Boosting machines for predicting shear strength of CFS channels with staggered web perforations

Abstract

Cold-formed steel (CFS) purlins and studs with staggered web perforations have been used in construction to improve the thermal efficiency of buildings. The perforations adversely affect structural properties of the members, especially their shear strength. Accurate shear strength predictions of such members is a challenging task, which is not easily solved by the traditional methods. This paper explores five machine learning (ML) boosting algorithms, including gradient boosting regressor (GBR), extreme gradient boosting (XGBoost), light gradient boosting machine (LightGBM), gradient boosting with categorical features support (CatBoost), and adaptive boosting (AdaBoost), as tools for predicting the elastic shear buckling loads and the ultimate shear strength of CFS channels with staggered web perforations. The models were developed using open-source software and a large dataset of finite element simulation results with 3512 samples for each property.
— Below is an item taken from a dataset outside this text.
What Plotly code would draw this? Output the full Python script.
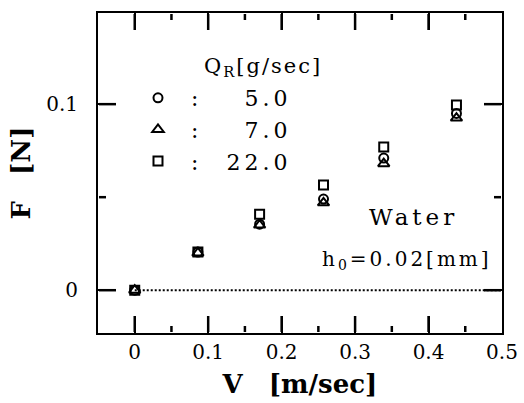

The models’ optimal hyperparameters were established through an extensive tuning process to ensure their best performance measured using the robust ten-fold cross-validation method. The elastic buckling loads and the ultimate shear strengths predicted by the developed models compared excellently with the simulation results, with CatBoost being the most accurate model in predicting both properties. The models’ accuracy exceeded the accuracy of the existing descriptive equations. The CatBoost models were inspected by evaluating the relative feature importance and partial dependence of the model-predicted targets from features, which aligned well with the mechanics-based knowledge and confirmed the ability of the models to capture the underlying physics. The predictions of the developed boosting machines were compared with those of previously developed ML models, which allowed for ranking the models and selecting the most accurate ones. Resistance and safety factors for the shear strength predicted by the ML models were determined using the AISI S100-16 w/S2-20 provisions. A Python-based interactive notebook was created for rapid and accurate predictions of the elastic shear buckling loads and the ultimate shear strengths of the slotted channels using the developed models.